(Supplied information):

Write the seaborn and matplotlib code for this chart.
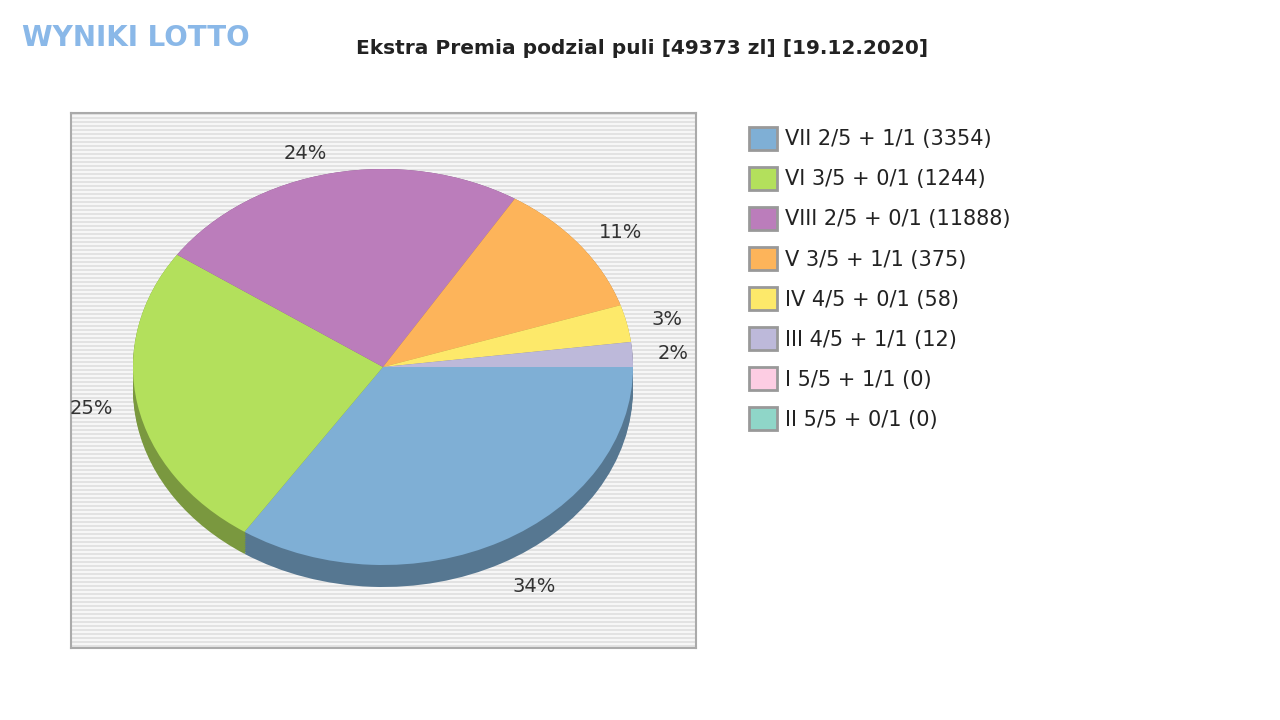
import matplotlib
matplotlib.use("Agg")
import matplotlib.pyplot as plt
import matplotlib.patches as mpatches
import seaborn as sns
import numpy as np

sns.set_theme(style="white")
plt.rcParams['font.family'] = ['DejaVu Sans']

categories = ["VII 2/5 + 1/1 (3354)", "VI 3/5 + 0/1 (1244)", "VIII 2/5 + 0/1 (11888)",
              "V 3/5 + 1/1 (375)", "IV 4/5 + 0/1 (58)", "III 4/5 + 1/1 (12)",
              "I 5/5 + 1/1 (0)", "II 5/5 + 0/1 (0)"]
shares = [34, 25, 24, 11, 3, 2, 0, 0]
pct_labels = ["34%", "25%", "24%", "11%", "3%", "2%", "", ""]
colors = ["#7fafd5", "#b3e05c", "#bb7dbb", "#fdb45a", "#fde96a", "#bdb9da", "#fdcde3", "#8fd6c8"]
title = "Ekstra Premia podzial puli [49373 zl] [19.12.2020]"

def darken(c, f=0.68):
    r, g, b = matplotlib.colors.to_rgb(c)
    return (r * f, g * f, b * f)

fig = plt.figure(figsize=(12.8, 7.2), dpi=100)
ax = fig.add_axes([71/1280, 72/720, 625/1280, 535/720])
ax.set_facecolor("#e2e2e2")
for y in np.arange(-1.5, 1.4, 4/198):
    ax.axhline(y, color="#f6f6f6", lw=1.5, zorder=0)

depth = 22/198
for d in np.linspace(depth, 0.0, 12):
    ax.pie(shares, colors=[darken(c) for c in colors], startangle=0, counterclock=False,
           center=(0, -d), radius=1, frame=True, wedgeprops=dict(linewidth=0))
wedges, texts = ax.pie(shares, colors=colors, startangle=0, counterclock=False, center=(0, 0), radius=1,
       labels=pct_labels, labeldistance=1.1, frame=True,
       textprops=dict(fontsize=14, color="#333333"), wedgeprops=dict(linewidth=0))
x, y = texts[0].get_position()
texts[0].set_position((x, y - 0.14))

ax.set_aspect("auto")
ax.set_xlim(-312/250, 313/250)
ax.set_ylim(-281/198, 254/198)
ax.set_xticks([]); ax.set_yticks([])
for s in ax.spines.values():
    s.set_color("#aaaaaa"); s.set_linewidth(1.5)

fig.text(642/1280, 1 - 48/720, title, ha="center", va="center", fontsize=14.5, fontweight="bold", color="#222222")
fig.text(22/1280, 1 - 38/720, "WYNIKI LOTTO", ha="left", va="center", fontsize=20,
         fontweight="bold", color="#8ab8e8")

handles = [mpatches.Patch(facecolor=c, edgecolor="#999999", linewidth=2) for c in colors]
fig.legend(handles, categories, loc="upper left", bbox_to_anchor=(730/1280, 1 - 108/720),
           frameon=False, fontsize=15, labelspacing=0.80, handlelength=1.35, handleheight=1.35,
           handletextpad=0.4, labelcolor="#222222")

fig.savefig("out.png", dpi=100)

(Task prompt): Pick out every line above that contains the word "seaborn" and copy it.

(Written response):
Write the seaborn and matplotlib code for this chart.
import seaborn as sns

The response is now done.